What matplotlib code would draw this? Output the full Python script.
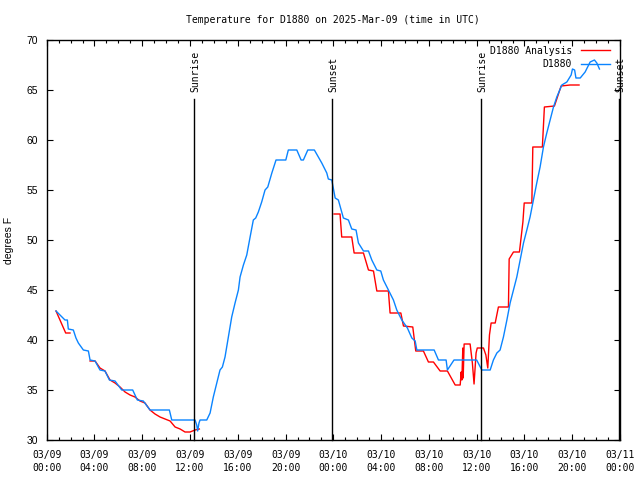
import matplotlib
matplotlib.use("Agg")
import matplotlib.pyplot as plt
import numpy as np

# hours since 03/09 00:00 UTC
obs_t = [0.78, 1.53, 1.73, 1.81, 2.23, 2.45, 2.65, 3.07, 3.49, 3.63, 4.05, 4.46, 4.88, 5.25, 5.72,
         6.28, 7.2, 7.59, 8.09, 8.65, 10.27, 10.47, 12.42, 12.56, 12.64, 12.75, 12.84, 13.4,
         13.68, 13.95, 14.24, 14.51, 14.71, 14.93, 15.21, 15.49, 15.77, 16.05, 16.19, 16.47,
         16.75, 17.03, 17.3, 17.5, 17.72, 18.0, 18.28, 18.51, 18.85, 19.2, 20.02, 20.23, 20.94,
         21.3, 21.49, 21.86, 22.41, 23.03, 23.45, 23.58, 23.87, 24.15, 24.42, 24.84, 25.26,
         25.54, 25.9, 26.1, 26.52, 26.94, 27.22, 27.64, 27.97, 28.19, 28.61, 29.03, 29.31,
         29.73, 30.2, 30.57, 30.85, 30.99, 32.44, 32.8, 33.44, 33.55, 34.1, 36.0, 36.43, 37.13,
         37.4, 37.69, 37.96, 38.24, 38.53, 38.8, 39.08, 39.36, 39.64, 39.92, 40.2, 40.47,
         40.75, 41.03, 41.31, 41.59, 41.87, 42.15, 42.43, 42.71, 43.13, 43.55, 43.91, 44.02,
         44.2, 44.31, 44.67, 45.08, 45.5, 45.86, 46.06, 46.28]
obs_v = [42.9, 42.0, 42.0, 41.1, 41.0, 40.2, 39.7, 39.0, 38.9, 38.0, 37.9, 37.0, 36.9, 36.0, 35.9,
         35.0, 35.0, 34.0, 33.9, 33.0, 33.0, 32.0, 32.0, 31.5, 30.9, 31.7, 32.0, 32.0,
         32.7, 34.3, 35.7, 37.0, 37.3, 38.3, 40.3, 42.3, 43.7, 45.0, 46.3, 47.5,
         48.5, 50.3, 52.0, 52.2, 52.8, 53.8, 55.0, 55.3, 56.7, 58.0, 58.0, 59.0, 59.0,
         58.0, 58.0, 59.0, 59.0, 57.7, 56.7, 56.1, 56.0, 54.2, 54.0, 52.2, 52.0,
         51.1, 51.0, 49.7, 48.9, 48.9, 48.0, 47.0, 46.9, 46.0, 45.0, 44.0, 43.0,
         42.0, 41.2, 40.2, 39.9, 39.0, 39.0, 38.0, 38.0, 37.0, 38.0, 38.0, 37.0, 37.0,
         38.0, 38.7, 39.0, 40.3, 42.0, 43.7, 45.0, 46.3, 48.0, 49.7, 51.0, 52.3,
         54.0, 55.7, 57.3, 59.3, 60.7, 62.0, 63.3, 64.3, 65.5, 65.8, 66.5, 67.1,
         67.0, 66.2, 66.2, 66.8, 67.8, 68.0, 67.7, 67.1]

ana1_t = [0.78, 1.59, 1.95]
ana1_v = [42.9, 40.7, 40.7]
ana2_t = [3.63, 4.05, 4.46, 4.88, 5.3, 5.72, 6.14, 6.56, 6.98, 7.39, 7.81, 8.23, 8.65, 9.07, 9.49,
          9.91, 10.33, 10.75, 11.17, 11.58, 12.0, 12.42, 12.78]
ana2_v = [37.9, 37.9, 37.2, 36.9, 36.0, 35.7, 35.3, 34.8, 34.5, 34.3, 33.9, 33.7, 33.0, 32.6, 32.3,
          32.1, 31.9, 31.3, 31.1, 30.8, 30.8, 31.0, 31.1]
ana3_t = [24.06, 24.56, 24.7, 25.54, 25.74, 26.52, 26.94, 27.36, 27.64, 28.61, 28.75, 29.65, 29.87,
          30.65, 30.9, 31.54, 31.96, 32.38, 32.94, 33.55, 34.2, 34.62, 34.7, 34.76, 34.84, 34.87,
          34.95, 35.45, 35.64, 35.78, 35.95, 36.05, 36.57, 36.77, 36.93, 37.07, 37.21, 37.55,
          37.82, 38.66, 38.72, 39.08, 39.58, 39.87, 39.98, 40.62, 40.7, 41.5, 41.67, 42.51,
          43.07, 43.82, 44.57]
ana3_v = [52.6, 52.6, 50.3, 50.3, 48.7, 48.7, 47.0, 46.9, 44.9, 44.9, 42.7, 42.7, 41.4,
          41.3, 38.9, 38.9, 37.8, 37.8, 36.9, 36.9, 35.5, 35.5, 36.8, 36.0, 39.2, 36.2,
          39.6, 39.6, 37.7, 35.6, 38.7, 39.2, 39.2, 38.5, 37.2, 40.5, 41.7, 41.7,
          43.3, 43.3, 48.1, 48.8, 48.8, 51.8, 53.7, 53.7, 59.3, 59.3, 63.3, 63.4,
          65.4, 65.5, 65.5]

sun_t = [12.36, 23.9, 36.37, 47.89]
sun_lbl = ["Sunrise", "Sunset", "Sunrise", "Sunset"]

xtick_pos = list(range(0, 49, 4))
xtick_lbl = ["03/09\n00:00", "03/09\n04:00", "03/09\n08:00", "03/09\n12:00", "03/09\n16:00",
             "03/09\n20:00", "03/10\n00:00", "03/10\n04:00", "03/10\n08:00", "03/10\n12:00",
             "03/10\n16:00", "03/10\n20:00", "03/11\n00:00"]
ytick_pos = [30, 35, 40, 45, 50, 55, 60, 65, 70]

mono = "DejaVu Sans Mono"
sans = "Liberation Sans"
red = "#ff0000"
blue = "#0a84ff"

fig = plt.figure(figsize=(6.4, 4.8), dpi=100)
ax = fig.add_axes([46.7 / 640, 1 - 440 / 480, (620 - 46.7) / 640, 400 / 480])

ax.plot(ana1_t, ana1_v, color=red, lw=1.0)
ax.plot(ana2_t, ana2_v, color=red, lw=1.0)
ax.plot(ana3_t, ana3_v, color=red, lw=1.0, label="D1880 Analysis")
ax.plot(obs_t, obs_v, color=blue, lw=1.0, label="D1880")

for t, lbl in zip(sun_t, sun_lbl):
    ax.plot([t, t], [30, 64.1], color="black", lw=1.0, clip_on=False)
    ax.text(t + 0.1, 64.8, lbl, rotation=90, ha="center", va="bottom",
            fontsize=7, family=mono, clip_on=False)

ax.set_xlim(0, 48)
ax.set_ylim(30, 70)
ax.set_xticks(xtick_pos)
ax.set_xticklabels(xtick_lbl, family=mono, fontsize=7, linespacing=1.35)
ax.set_xticks(np.arange(0, 49, 1), minor=True)
ax.set_yticks(ytick_pos)
ax.set_yticklabels([str(v) for v in ytick_pos], family=sans, fontsize=7.5)
ax.tick_params(axis="both", which="both", direction="in", top=True, right=True, width=0.8)
ax.tick_params(axis="both", which="major", length=4.5)
ax.tick_params(axis="x", which="major", pad=7)
ax.tick_params(axis="y", which="major", pad=6)
ax.tick_params(axis="x", which="minor", length=2.5)
for s in ax.spines.values():
    s.set_linewidth(1.0)

ax.set_ylabel("degrees F", family=sans, fontsize=7.5, labelpad=9)
ax.set_title("Temperature for D1880 on 2025-Mar-09 (time in UTC)", family=mono, fontsize=7, pad=12)

leg = ax.legend(loc="upper right", frameon=False, markerfirst=False, prop={"family": mono, "size": 7},
                handlelength=3.0, handletextpad=0.9, borderaxespad=0.2, labelspacing=0.35,
                bbox_to_anchor=(0.993, 1.0))

fig.savefig("out.png", dpi=100)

§

§ **Challenge**: With the pictures left out, restate word for word every line of the data above, from the first down to the line that contains "import numpy as np".

§ **Task result**:
What matplotlib code would draw this? Output the full Python script.
import matplotlib
matplotlib.use("Agg")
import matplotlib.pyplot as plt
import numpy as np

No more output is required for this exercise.